In a Level Two restructuring request submitted by the Federal Government of Nigeria, the Bank said it will close the undisbursed portion of the Power Sector Recovery Performance Based Operation. The closing date has been moved from June 30, 2027 to May 31, 2026.

The cancelled amount was part of an Additional Financing package of roughly $763.5 million approved in June 2023. It represents the balance of funds not yet disbursed under the programme.

Why the Loan Was Cancelled

The World Bank said the operating context changed materially after Nigeria liberalised its foreign exchange market in June 2023. That triggered a significant devaluation of the Naira and pushed up dollar priced inputs, especially natural gas. Gas generates more than 70 per cent of the power fed into the national grid.

Generation costs are largely dollar denominated while retail tariffs are set in Naira. The currency shock produced a sharp mismatch between sector revenues and costs. Electricity tariffs have remained frozen since early 2023, except for Band A customers who got cost reflective rates in April 2024.

Annual tariff shortfalls exploded from N140 billion in 2022 to around N1.9 trillion in 2024 and 2025. The Bank said this made it impossible to meet financing plan targets tied to reducing those shortfalls.

Disbursement and Remaining Funds

The parent operation totalling about $752.5 million had been largely disbursed. The Programme for Results component was 95 per cent disbursed. Only $23.5 million remained for technical assistance.

Of the Additional Financing’s $763.5 million, only about nine per cent tied to prior results had been disbursed before the programme stalled. The World Bank rated overall implementation progress as moderately unsatisfactory. Achievement of the programme development objective declined from satisfactory to moderately unsatisfactory between 2023 and 2025.

What Happens Next

The Bank described the cancellation as a pragmatic reorientation. Instead of holding undisbursed funds under a misaligned operation, the Bank and the federal government agreed to redeploy resources towards more targeted investments. These will focus on operational efficiency, revenue recovery, and reduction of sector imbalances.
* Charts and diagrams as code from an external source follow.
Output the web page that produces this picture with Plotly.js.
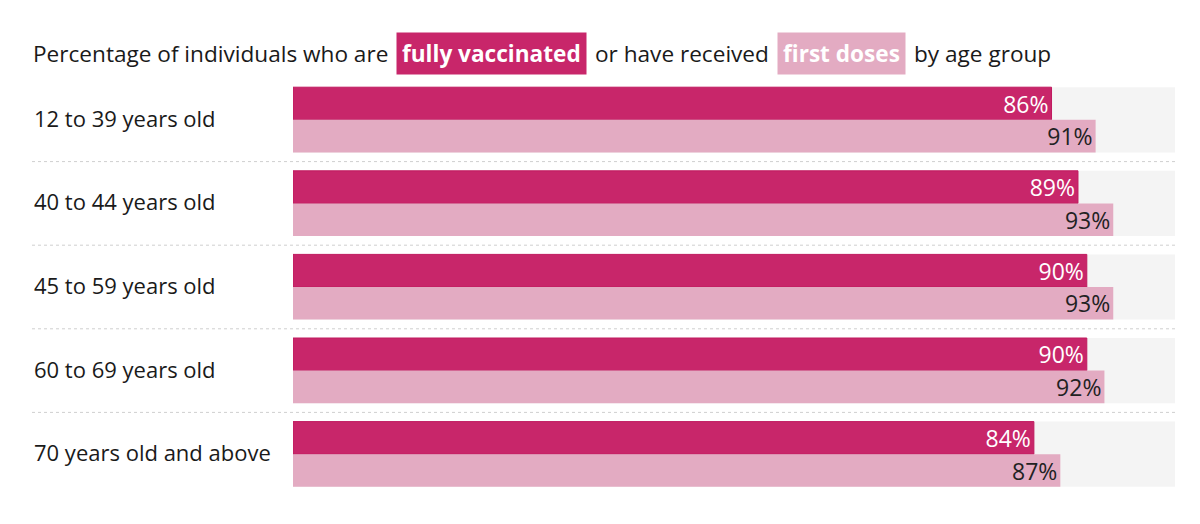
<!DOCTYPE html>
<html>
<head>
<meta charset="utf-8">
<script src="https://cdn.plot.ly/plotly-3.0.1.min.js"></script>
<style>
  html, body { margin: 0; padding: 0; background: #fff; }
  #chart { width: 1200px; height: 524px; }
</style>
</head>
<body>
<div id="chart"></div>
<script>
// ---- data ----
const categories = ["12 to 39 years old", "40 to 44 years old", "45 to 59 years old", "60 to 69 years old", "70 years old and above"];
const fullyVaccinated = [86, 89, 90, 90, 84];
const firstDoses = [91, 93, 93, 92, 87];
const maxValue = 100;
const titleSegs = [
  {t: "Percentage of individuals who are", hl: null},
  {t: "fully vaccinated", hl: "dark"},
  {t: "or have received", hl: null},
  {t: "first doses", hl: "light"},
  {t: "by age group", hl: null}
];

// ---- styles ----
const DARK = "#c8266a";
const DARK_LINE = "#c01a5f";
const LIGHT = "#e3abc2";
const BG = "#f4f4f4";
const FONT = "'Open Sans', Roboto, Arial, sans-serif";
const FS = 22;
const TITLE_FS = 22.6;
const NUM_FS = 23;

const W = 1200, H = 524;
const margin = {l: 293, r: 25, t: 78, b: 28};
const plotW = W - margin.l - margin.r;
const plotH = H - margin.t - margin.b;
const leftPaper = (32 - margin.l) / plotW;

const bgTrace = {
  type: "bar", orientation: "h",
  y: categories, x: categories.map(() => maxValue),
  width: 0.78, offset: -0.39,
  marker: {color: BG},
  hoverinfo: "skip", showlegend: false
};
const fullTrace = {
  type: "bar", orientation: "h", name: "fully vaccinated",
  y: categories, x: fullyVaccinated,
  width: 0.39, offset: -0.39,
  marker: {color: DARK, line: {color: DARK_LINE, width: 1}},
  texttemplate: "%{x}%", textposition: "inside", insidetextanchor: "end",
  textfont: {family: FONT, size: NUM_FS, color: "#ffffff"},
  constraintext: "none", cliponaxis: false,
  showlegend: false
};
const firstTrace = {
  type: "bar", orientation: "h", name: "first doses",
  y: categories, x: firstDoses,
  width: 0.39, offset: 0,
  marker: {color: LIGHT},
  texttemplate: "%{x}%", textposition: "inside", insidetextanchor: "end",
  textfont: {family: FONT, size: NUM_FS, color: "#222222"},
  constraintext: "none", cliponaxis: false,
  showlegend: false
};

const annotations = [];
const shapes = [];

// category labels
categories.forEach((c) => {
  annotations.push({
    xref: "paper", yref: "y", x: leftPaper, y: c, yshift: 2,
    xanchor: "left", yanchor: "middle", text: c, showarrow: false,
    font: {family: FONT, size: FS, color: "#1a1a1a"}
  });
});

// dotted separators between groups
for (let i = 0; i < categories.length - 1; i++) {
  shapes.push({
    type: "line", xref: "paper", yref: "y",
    x0: leftPaper, x1: 1, y0: i + 0.5, y1: i + 0.5,
    line: {color: "#cfcfcf", width: 1, dash: "dot"}
  });
}

// title segments (positions fixed after measuring rendered widths)
const titleY = 1 + (margin.t - 53) / plotH;
const gap = 8, pad = 5;
const titleStart = annotations.length;
titleSegs.forEach((s) => {
  const bg = s.hl === "dark" ? DARK : (s.hl === "light" ? LIGHT : null);
  annotations.push({
    xref: "paper", yref: "paper", x: leftPaper, y: titleY,
    xanchor: "left", yanchor: "middle", showarrow: false,
    text: s.hl ? "<b>" + s.t + "</b>" : s.t,
    font: {family: FONT, size: TITLE_FS, color: s.hl ? "#ffffff" : "#1a1a1a"},
    bgcolor: bg || "rgba(0,0,0,0)", borderpad: bg ? pad : 0
  });
});

const layout = {
  width: W, height: H, margin: margin,
  paper_bgcolor: "#fff", plot_bgcolor: "#fff",
  barmode: "overlay",
  xaxis: {range: [0, maxValue], visible: false, fixedrange: true},
  yaxis: {type: "category", autorange: "reversed", showticklabels: false,
          showgrid: false, zeroline: false, showline: false, ticks: "", fixedrange: true},
  shapes: shapes, annotations: annotations,
  font: {family: FONT}
};

Plotly.newPlot("chart", [bgTrace, fullTrace, firstTrace], layout, {displayModeBar: false, staticPlot: true}).then((gd) => {
  const nodes = gd.querySelectorAll(".annotation");
  const upd = {};
  let px = 32;
  titleSegs.forEach((s, k) => {
    const idx = titleStart + k;
    const node = nodes[idx];
    const bgRect = node ? node.querySelector("rect.bg") : null;
    const w = bgRect ? parseFloat(bgRect.getAttribute("width")) : 0;
    upd["annotations[" + idx + "].x"] = (px - margin.l) / plotW;
    px += w + gap;
  });
  return Plotly.relayout(gd, upd);
});
</script>
</body>
</html>
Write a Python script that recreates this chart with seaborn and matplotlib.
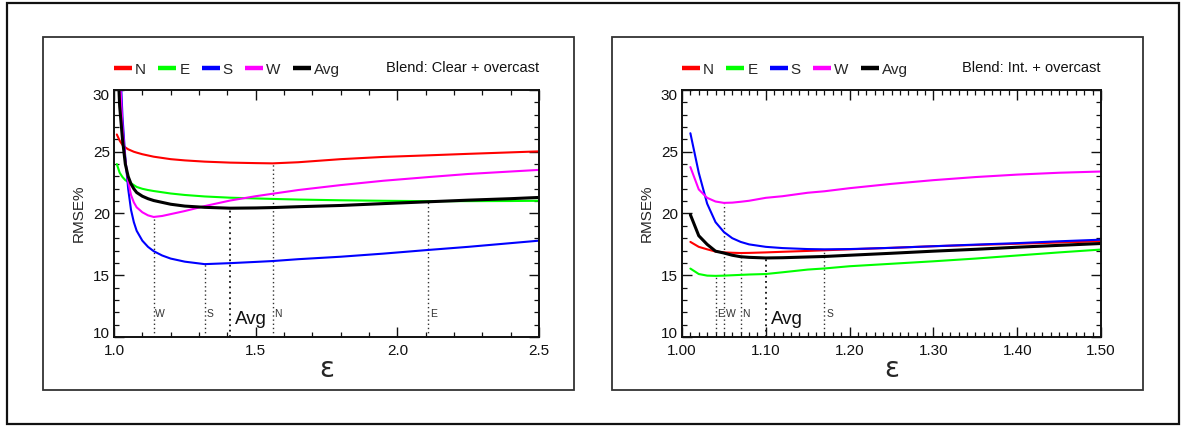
import numpy as np
import pandas as pd
import matplotlib
matplotlib.use("Agg")
import matplotlib.pyplot as plt
import matplotlib.transforms as mtrans
import seaborn as sns
from matplotlib.lines import Line2D
from matplotlib.patches import Rectangle
from matplotlib.ticker import MultipleLocator, FormatStrFormatter

# ---- Blend: clear + overcast -------------------------------------------
eps_a = [1.01, 1.02, 1.03, 1.04, 1.05, 1.06, 1.07, 1.08, 1.10, 1.12, 1.14,
         1.17, 1.20, 1.25, 1.32, 1.41, 1.50, 1.56, 1.65, 1.80, 1.95, 2.11,
         2.25, 2.40, 2.50]
n_a = [26.4, 25.9, 25.55, 25.35, 25.2, 25.1, 25.0, 24.93, 24.8, 24.7, 24.6,
       24.5, 24.4, 24.3, 24.2, 24.12, 24.08, 24.06, 24.15, 24.4, 24.58, 24.71,
       24.83, 24.95, 25.03]
e_a = [24.0, 23.3, 22.95, 22.7, 22.55, 22.45, 22.3, 22.15, 22.0, 21.9, 21.82,
       21.72, 21.62, 21.5, 21.38, 21.28, 21.22, 21.18, 21.13, 21.07, 21.03, 21.0,
       21.0, 21.01, 21.03]
s_a = [45.0, 33.0, 27.8, 24.5, 22.0, 20.3, 19.3, 18.6, 17.8, 17.3, 16.95,
       16.6, 16.35, 16.1, 15.9, 15.98, 16.08, 16.15, 16.3, 16.5, 16.75, 17.05,
       17.3, 17.6, 17.8]
w_a = [42.0, 31.5, 27.0, 24.3, 22.6, 21.5, 20.9, 20.5, 20.1, 19.85, 19.72,
       19.8, 19.95, 20.2, 20.6, 21.05, 21.4, 21.6, 21.9, 22.3, 22.65, 22.95,
       23.2, 23.4, 23.53]
avg_a = [34.0, 28.7, 26.0, 24.0, 23.0, 22.4, 22.0, 21.7, 21.4, 21.2, 21.05,
         20.9, 20.75, 20.6, 20.5, 20.43, 20.45, 20.48, 20.55, 20.65, 20.8, 20.95,
         21.08, 21.2, 21.3]
best_a = {"W": 1.14, "S": 1.32, "Avg": 1.41, "N": 1.56, "E": 2.11}

# ---- Blend: intermediate + overcast ------------------------------------
eps_b = [1.01, 1.02, 1.03, 1.04, 1.05, 1.06, 1.07, 1.08, 1.10, 1.12, 1.15,
         1.17, 1.20, 1.25, 1.30, 1.35, 1.40, 1.45, 1.50]
n_b = [17.7, 17.3, 17.1, 16.92, 16.85, 16.82, 16.8, 16.81, 16.85, 16.9, 16.97,
       17.02, 17.1, 17.22, 17.35, 17.45, 17.55, 17.65, 17.75]
e_b = [15.54, 15.1, 14.97, 14.95, 14.97, 15.0, 15.03, 15.06, 15.1, 15.24, 15.46,
       15.55, 15.73, 15.93, 16.13, 16.35, 16.6, 16.85, 17.08]
s_b = [26.5, 23.3, 20.8, 19.3, 18.5, 18.0, 17.7, 17.5, 17.3, 17.2, 17.12,
       17.1, 17.12, 17.22, 17.35, 17.48, 17.6, 17.75, 17.88]
w_b = [23.76, 21.95, 21.27, 20.97, 20.86, 20.88, 20.95, 21.03, 21.27, 21.4, 21.68,
       21.8, 22.05, 22.4, 22.7, 22.95, 23.15, 23.3, 23.4]
avg_b = [19.9, 18.2, 17.5, 16.95, 16.8, 16.62, 16.5, 16.45, 16.4, 16.42, 16.48,
         16.52, 16.62, 16.78, 16.95, 17.1, 17.27, 17.42, 17.57]
best_b = {"E": 1.04, "W": 1.05, "N": 1.07, "Avg": 1.10, "S": 1.17}

names = ["N", "E", "S", "W", "Avg"]
colors = {"N": "#ff0000", "E": "#00ff00", "S": "#0000ff", "W": "#ff00ff", "Avg": "#000000"}
widths = {"N": 1.5, "E": 1.5, "S": 1.5, "W": 1.5, "Avg": 2.2}

sns.set_theme(style="ticks")
plt.rcParams["font.family"] = ["Liberation Sans", "DejaVu Sans"]
plt.rcParams["axes.linewidth"] = 1.4

fig = plt.figure(figsize=(11.83, 4.26), dpi=100)
W, H = 1183, 426


def px_rect(x0, y0, x1, y1):
    return [x0 / W, (H - y1) / H, (x1 - x0) / W, (y1 - y0) / H]


# outer frame and the two panel frames
outer = px_rect(7, 3, 1179, 424)
fig.add_artist(Rectangle(outer[:2], outer[2], outer[3], transform=fig.transFigure,
                         fill=False, lw=1.6, ec="#111111"))
for box in (px_rect(43, 37, 574, 390), px_rect(612, 37, 1143, 390)):
    fig.add_artist(Rectangle(box[:2], box[2], box[3], transform=fig.transFigure,
                             fill=False, lw=1.3, ec="#333333"))

ax_a = fig.add_axes(px_rect(114, 90, 539, 337))
ax_b = fig.add_axes(px_rect(682, 90, 1101, 337))


def draw_panel(ax, eps, series, best, xlim, xmajor, xminor, fmt, blend):
    df = pd.DataFrame({"eps": eps, **series})
    for name in names:
        sns.lineplot(data=df, x="eps", y=name, ax=ax, color=colors[name],
                     lw=widths[name], estimator=None, sort=False, legend=False)
    # dotted markers at each curve's best epsilon
    for name, xb in best.items():
        top = float(np.interp(xb, df["eps"], df[name]))
        is_avg = name == "Avg"
        ax.vlines(xb, 10, top, colors="#111111" if is_avg else "#333333",
                  linestyles=(0, (1, 2)), lw=1.3 if is_avg else 1.0, zorder=1)
        if is_avg:
            ax.annotate("Avg", (xb, 11.4), xytext=(3.5, 0), textcoords="offset points",
                        ha="left", va="center", fontsize=13.5, color="#111111")
        else:
            ax.annotate(name, (xb, 11.85), xytext=(1.2, 0), textcoords="offset points",
                        ha="left", va="center", fontsize=7.5, color="#333333")

    ax.set_xlim(*xlim)
    ax.set_ylim(10, 30)
    ax.xaxis.set_major_locator(MultipleLocator(xmajor))
    ax.xaxis.set_minor_locator(MultipleLocator(xminor))
    ax.xaxis.set_major_formatter(FormatStrFormatter(fmt))
    ax.yaxis.set_major_locator(MultipleLocator(5))
    ax.yaxis.set_minor_locator(MultipleLocator(1))
    ax.tick_params(which="both", direction="in", top=True, right=True,
                   colors="#111111", labelsize=11)
    ax.tick_params(which="major", length=7, width=1.0, pad=5)
    ax.tick_params(which="minor", length=3.5, width=0.9)
    ax.tick_params(axis="y", which="major", pad=3)
    for sp in ax.spines.values():
        sp.set_color("#111111")
        sp.set_visible(True)
    ax.set_xlabel("ε", fontsize=20, labelpad=-2, family=["DejaVu Sans"])
    ax.set_ylabel("RMSE%", fontsize=11, labelpad=5)

    handles = [Line2D([], [], color=colors[n], lw=3.2, solid_capstyle="butt") for n in names]
    ax.legend(handles, names, ncol=5, loc="center left", bbox_to_anchor=(0.0, 1.082),
              frameon=False, fontsize=11, handlelength=1.18, handletextpad=0.2,
              columnspacing=0.8, borderaxespad=0, borderpad=0)
    ax.text(1.0, 1.09, blend, transform=ax.transAxes, ha="right", va="center",
            fontsize=10.5, color="#111111")


draw_panel(ax_a, eps_a, {"N": n_a, "E": e_a, "S": s_a, "W": w_a, "Avg": avg_a},
           best_a, (1.0, 2.5), 0.5, 0.1, "%.1f", "Blend: Clear + overcast")
draw_panel(ax_b, eps_b, {"N": n_b, "E": e_b, "S": s_b, "W": w_b, "Avg": avg_b},
           best_b, (1.0, 1.5), 0.1, 0.01, "%.2f", "Blend: Int. + overcast")

# keep the end labels of the y axis inside the frame
fig.canvas.draw()
for ax in (ax_a, ax_b):
    for tick in ax.yaxis.get_major_ticks():
        val = tick.get_loc()
        if np.isclose(val, 30):
            tick.label1.set_transform(tick.label1.get_transform()
                                      + mtrans.ScaledTranslation(0, -3 / 72, fig.dpi_scale_trans))
        elif np.isclose(val, 10):
            tick.label1.set_transform(tick.label1.get_transform()
                                      + mtrans.ScaledTranslation(0, 3.5 / 72, fig.dpi_scale_trans))

fig.savefig("out.png", dpi=100, facecolor="white")
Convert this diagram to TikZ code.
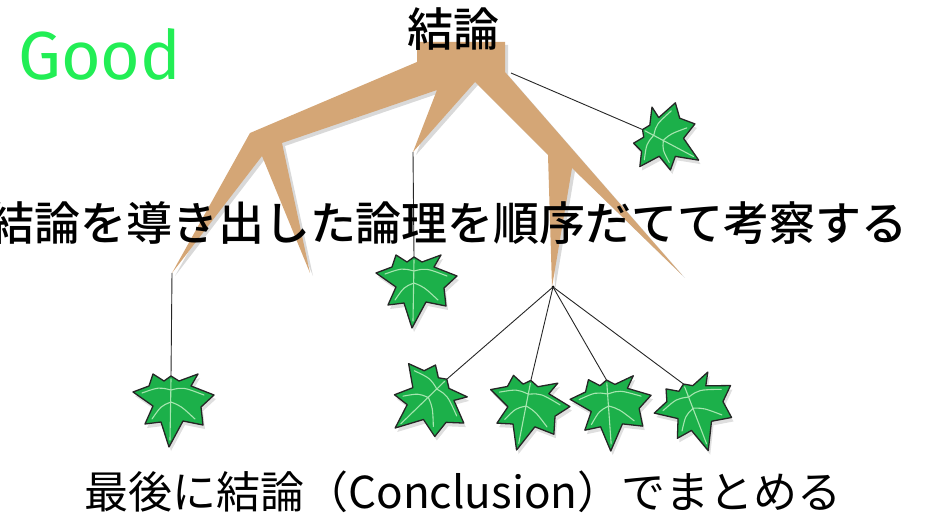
\documentclass[tikz,border=0pt]{standalone}
\usepackage{fontspec}
\usepackage{xcolor}
\setmainfont{Noto Sans CJK JP}
\newfontfamily\jpmedium{Noto Sans CJK JP Medium}
\newfontfamily\goodfont{Fira Sans}
\usetikzlibrary{shadows}

\definecolor{bark}{RGB}{212,166,118}
\definecolor{leafgreen}{RGB}{28,176,74}
\definecolor{veingreen}{RGB}{165,230,175}
\definecolor{goodgreen}{RGB}{34,238,85}

\tikzset{
  string/.style={draw=black!85,line width=0.9pt},
  jp/.style={font=\fontsize{#1}{#1}\selectfont,inner sep=0pt,anchor=base},
  jpbold/.style={font=\jpmedium\fontsize{#1}{#1}\selectfont,inner sep=0pt,anchor=base},
  leaf/.pic={
    \path[fill=leafgreen,draw=black!85,line width=1.3pt,line join=round,
      drop shadow={shadow xshift=2pt,shadow yshift=-4pt,opacity=.25}]
      (0,-28) -- (8,-23) -- (27,-30) -- (20,-18) -- (43,-9) -- (30,3)
      -- (32,21) -- (12,17) -- (-2,43) -- (-10,18) -- (-26,20) -- (-18,2)
      -- (-38,-12) -- (-22,-18) -- (-18,-30) -- (-7,-23) -- cycle;
    \draw[veingreen,line width=1.1pt,line cap=round]
      (0,-25) -- (-1,36)
      (0,-14) .. controls (12,-17) .. (33,-9)
      (0,-14) .. controls (-12,-17) .. (-29,-11)
      (0,-2) .. controls (10,2) .. (24,15)
      (0,-2) .. controls (-10,2) .. (-19,15);
    \coordinate (-stem) at (0,-28);
  }
}

\begin{document}
\begin{tikzpicture}[x=1pt,y=-1pt]
        \useasboundingbox (0,0) rectangle (926,518);
        \clip (0,0) rectangle (926,518);
        % the tree
        \path[fill=bark,drop shadow={shadow xshift=3pt,shadow yshift=-3pt,opacity=.3}]
          (417,42) -- (417,62) -- (250,133) -- (172,273) -- (262,156) -- (310,273)
          -- (282,143) -- (437,90) -- (413,152) -- (475,82) -- (548,155) -- (552,287)
          -- (572,168) -- (682,275) -- (505,72) -- (505,42) -- cycle;
        \coordinate (trunk_r) at (511,73);
        \coordinate (tip_l) at (172,273);
        \coordinate (tip_m) at (413,152);
        \coordinate (tip_c) at (553,287);
        \fill[black] (tip_c) circle (1.5);

        % leaves
        \pic[rotate=63,scale=.9] (leaf_r) at (665,141) {leaf};
        \pic (leaf_m) at (414,285) {leaf};
        \pic (leaf_l) at (171,404) {leaf};
        \pic[rotate=-45] (leaf_a) at (427,399) {leaf};
        \pic[rotate=-10] (leaf_b) at (526,408) {leaf};
        \pic[rotate=5] (leaf_c) at (609,408) {leaf};
        \pic[rotate=22] (leaf_d) at (694,410) {leaf};

        % strings
        \draw[string] (trunk_r) -- (leaf_r-stem);
        \draw[string] (tip_m) -- (leaf_m-stem);
        \draw[string] (tip_l) -- (leaf_l-stem);
        \foreach \n in {a,b,c,d}
          \draw[string] (tip_c) -- (leaf_\n-stem);

        % texts
        \node[font=\goodfont\fontsize{68}{68}\selectfont,text=goodgreen,inner sep=0pt,anchor=base west]
          (good) at (18,80) {Good};
        \node[jpbold=46] (top) at (453,47) {結論};
        \node[jpbold=46] (middle) at (448,241) {結論を導き出した論理を順序だてて考察する};
        \node[jp=44] (bottom) at (463,508) {最後に結論（Conclusion）でまとめる};
\end{tikzpicture}
\end{document}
The federal government said it will continue to pursue priority sector interventions through alternative instruments and operations. The cancelled funds will be actioned through amendments to the financing agreements. The programme will proceed towards formal closure.

Analysts React

Energy policy analyst Solomon Kalu said the cancellation highlights the fragility of power sector reforms when costs are dollar exposed but revenues remain Naira denominated. He noted that without a credible financing plan to cover tariff shortfalls or a political decision to allow tariff adjustments, the sector will continue to face liquidity pressures. This hurts generators, transmission and distribution companies, and consumers through unreliable supply.

Stakeholders including regulators and utilities are expected to push for clearer tariff cost reflectivity for all bands, well targeted subsidies to protect poor households, and short term financing to keep distribution companies and generators afloat while technical fixes are implemented.